Fermín frunció el ceño. Le tendí el libro que el visitante había adquirido un par de horas antes. Fermín lo aceptó y examinó la portada sin comprender.
—Pero ¿éste no es el Dumas que teníamos en la vitrina a siete duros?
Asentí.
—Ábralo por la primera página.
Fermín hizo lo que le pedía. Al leer la dedicatoria le invadió una súbita palidez y tragó saliva. Cerró los ojos un instante y luego me miró en silencio. Me pareció que había envejecido cinco años en cinco segundos.
—Cuando se ha ido de aquí le he seguido —dije—. Lleva una semana viviendo en un
meublé
de mala muerte en la calle Hospital, frente a la fonda Europa, y por lo que he podido averiguar utiliza un nombre falso; el de usted, en realidad: Fermín Romero de Torres. He sabido por uno de los escribientes de la Virreina que hizo copiar una carta en la que aludía a una gran cantidad de dinero. ¿Le suena a usted algo de todo esto?
Fermín se iba encogiendo como si cada palabra de aquella historia fuese un palazo en la cabeza.
—Daniel, es muy importante que no vuelva a seguir usted a ese individuo ni hable con él. No haga nada. Manténgase alejado. Es muy peligroso.
—¿Quién es ese hombre, Fermín?
Fermín cerró el libro y lo ocultó tras unas cajas en uno de los estantes. Oteando en dirección a la tienda y asegurándose de que mi padre seguía ocupado con la clienta y no nos podía oír, se me acercó y me habló en voz muy baja.
—Por favor, no le cuente nada de esto a su padre ni a nadie.
—Fermín…
—Hágame ese favor. Se lo pido por nuestra amistad.
—Pero, Fermín.
—Por favor, Daniel. Aquí no. Confíe en mí.
Asentí a regañadientes y le mostré el billete de cien con el que el extraño me había pagado. No hizo falta que le explicase de dónde había salido.
—Ese dinero está maldito, Daniel. Déselo a las monjas de la caridad o a un pobre que vea por la calle.
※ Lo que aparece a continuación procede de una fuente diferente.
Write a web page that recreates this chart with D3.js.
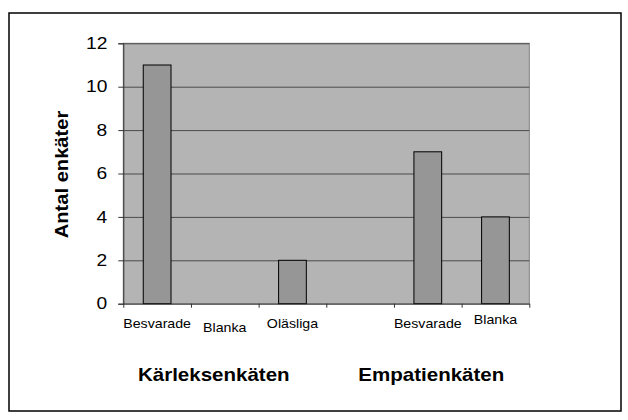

O, mejor aún, quémelo.
Sin decir nada más procedió a quitarse la bata y a enfundarse su gabardina deshilachada y a calzarse una boina sobre aquella cabeza de cerilla que parecía una paellera fundida esbozada por Dalí.
—¿Se va ya?
—Dígale a su padre que me ha surgido un imprevisto. ¿Me hará ese favor?
—Claro, pero…
—Ahora no puedo explicárselo, Daniel.
Se agarró el estómago con una mano como si se le hubiesen anudado las tripas y empezó a gesticular con la otra como si quisiera atrapar palabras al vuelo que no conseguía que le aflorasen a los labios.
—Fermín, a lo mejor si me lo cuenta puedo ayudarle…
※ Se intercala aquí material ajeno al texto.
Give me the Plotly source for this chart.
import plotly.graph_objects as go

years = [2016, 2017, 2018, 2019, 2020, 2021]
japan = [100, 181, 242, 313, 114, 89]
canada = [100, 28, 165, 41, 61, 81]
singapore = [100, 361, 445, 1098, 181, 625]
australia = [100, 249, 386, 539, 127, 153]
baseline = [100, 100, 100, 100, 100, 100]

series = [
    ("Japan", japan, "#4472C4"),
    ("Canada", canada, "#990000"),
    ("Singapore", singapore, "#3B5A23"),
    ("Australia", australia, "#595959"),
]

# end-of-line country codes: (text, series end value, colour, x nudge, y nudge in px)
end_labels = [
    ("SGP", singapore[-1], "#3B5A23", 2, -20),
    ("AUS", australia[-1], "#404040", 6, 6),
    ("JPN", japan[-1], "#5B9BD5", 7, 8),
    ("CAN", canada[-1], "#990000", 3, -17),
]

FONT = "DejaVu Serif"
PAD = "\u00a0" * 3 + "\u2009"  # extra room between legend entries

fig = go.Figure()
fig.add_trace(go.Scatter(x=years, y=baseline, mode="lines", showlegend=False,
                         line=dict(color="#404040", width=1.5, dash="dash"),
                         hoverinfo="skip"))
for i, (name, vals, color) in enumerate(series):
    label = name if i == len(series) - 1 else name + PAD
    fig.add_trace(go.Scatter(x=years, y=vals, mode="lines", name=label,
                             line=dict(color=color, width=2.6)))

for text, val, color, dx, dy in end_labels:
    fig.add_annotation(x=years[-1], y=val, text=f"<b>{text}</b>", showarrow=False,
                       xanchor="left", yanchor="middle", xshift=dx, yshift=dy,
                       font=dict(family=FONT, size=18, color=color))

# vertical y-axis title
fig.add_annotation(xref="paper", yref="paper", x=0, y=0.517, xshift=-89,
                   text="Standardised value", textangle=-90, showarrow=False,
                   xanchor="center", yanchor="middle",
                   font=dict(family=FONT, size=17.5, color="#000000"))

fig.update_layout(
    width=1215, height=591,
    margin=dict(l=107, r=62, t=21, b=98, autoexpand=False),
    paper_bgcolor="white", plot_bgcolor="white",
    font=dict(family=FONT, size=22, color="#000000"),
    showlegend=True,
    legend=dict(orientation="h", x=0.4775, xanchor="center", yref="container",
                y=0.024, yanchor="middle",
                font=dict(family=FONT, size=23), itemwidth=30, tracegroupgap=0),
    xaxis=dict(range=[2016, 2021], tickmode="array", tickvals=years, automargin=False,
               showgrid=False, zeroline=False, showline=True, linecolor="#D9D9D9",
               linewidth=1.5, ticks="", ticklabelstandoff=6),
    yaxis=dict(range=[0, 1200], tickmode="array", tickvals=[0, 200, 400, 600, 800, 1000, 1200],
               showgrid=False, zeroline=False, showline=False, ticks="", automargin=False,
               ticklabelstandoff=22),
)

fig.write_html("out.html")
Fermín dudó un instante, pero luego negó en silencio y salió al vestíbulo. Lo seguí hasta el portal y lo vi partir bajo la llovizna, apenas un hombrecillo cargando con el mundo a hombros mientras la noche, más negra que nunca, se desplomaba sobre Barcelona.
E
s un hecho científicamente comprobado que cualquier infante de pocos meses de vida sabe detectar con instinto infalible ese momento exacto de la madrugada en que sus padres han conseguido conciliar el sueño para elevar el llanto y evitar así que puedan descansar más de treinta minutos seguidos.
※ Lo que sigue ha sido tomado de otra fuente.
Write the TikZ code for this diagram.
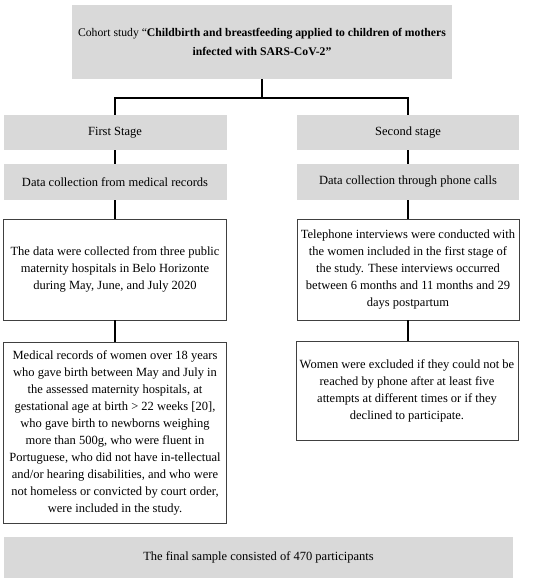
\documentclass[tikz,border=0pt]{standalone}
\usepackage{fontspec}
\setmainfont{Liberation Serif}
\usepackage{tikz}
\usetikzlibrary{positioning}
\definecolor{boxgray}{RGB}{217,217,217}
\tikzset {
  x=1pt, y=1pt,
  % shaded boxes
  shaded/.style = {fill=boxgray, draw=none, align=center, inner sep=2pt,
    font=\fontsize{12.5}{17}\selectfont},
  % framed white boxes
  framed/.style = {fill=white, draw=black!75, line width=0.6pt, align=center,
    inner sep=2pt, font=\fontsize{12.5}{17}\selectfont},
  % connectors
  link/.style = {black, line width=1.4pt},
}
\begin{document}
\begin{tikzpicture}
        \useasboundingbox (0,0) rectangle (550,-581);

        \node[shaded, minimum width=380, minimum height=74, font=\fontsize{11.7}{17}\selectfont] (cohort) at (262,-42)
          {Cohort study “\textbf{Childbirth and breastfeeding applied to children of mothers}\\[2pt]
           \textbf{infected with SARS-CoV-2”}};

        \node[shaded, minimum width=223, minimum height=35] (stage1) at (115,-132.5) {First Stage};
        \node[shaded, minimum width=222, minimum height=35] (stage2) at (408,-132.5) {Second stage};

        \node[shaded, minimum width=223, minimum height=36] (collect1) at (115,-182) {Data collection from medical records};
        \node[shaded, minimum width=222, minimum height=36] (collect2) at (408,-182) {Data collection through phone calls};

        \node[framed, minimum width=223, minimum height=101] (hosp) at (115,-269.5)
          {The data were collected from three public\\ maternity hospitals in Belo Horizonte\\ during May, June, and July 2020};
        \node[framed, minimum width=222, minimum height=101] (phone) at (408,-269.5)
          {Telephone interviews were conducted with\\ the women included in the first stage of\\ the study. These interviews occurred\\
           between 6 months and 11 months and 29\\ days postpartum};

        \node[framed, minimum width=223, minimum height=181] (include) at (115,-432.5)
          {Medical records of women over 18 years\\ who gave birth between May and July in\\ the assessed maternity hospitals, at\\
           gestational age at birth > 22 weeks [20],\\ who gave birth to newborns weighing\\ more than 500g, who were fluent in\\
           Portuguese, who did not have in-tellectual\\ and/or hearing disabilities, and who were\\
           not homeless or convicted by court order,\\ were included in the study.};
        \node[framed, minimum width=222, minimum height=99] (exclude) at (407,-390.5)
          {Women were excluded if they could not be\\ reached by phone after at least five\\
           attempts at different times or if they\\ declined to participate.};

        \node[shaded, minimum width=509, minimum height=41] (final) at (258.5,-557.5) {The final sample consisted of 470 participants};

        \coordinate (fork) at (262,-98);
        \draw [link] (cohort.south) -- (fork);
        \draw [link] (stage1.north) |- (fork) -| (stage2.north);
        \draw [link] (stage1) -- (collect1);
        \draw [link] (stage2) -- (collect2);
        \draw [link] (collect1) -- (hosp);
        \draw [link] (collect2) -- (phone);
        \draw [link] (hosp) -- (include);
        \draw [link] (phone) -- (exclude.north -| phone);
\end{tikzpicture}
\end{document}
Aquélla, como casi todas las madrugadas, el pequeño Julián se despertó a eso de las tres de la mañana y no dudó en anunciar su vigilia a pleno pulmón. Abrí los ojos y me volví. A mi lado, Bea, reluciente de penumbra, se agitó con aquel despertar lento que permitía contemplar el dibujo de su cuerpo bajo las sábanas y murmuró algo incomprensible. Resistí el impulso natural de besarle el cuello y liberarla de aquel interminable camisón blindado que mi suegro, seguramente aposta, le había regalado por su cumpleaños y que no conseguía que se perdiera en la colada ni con malas artes.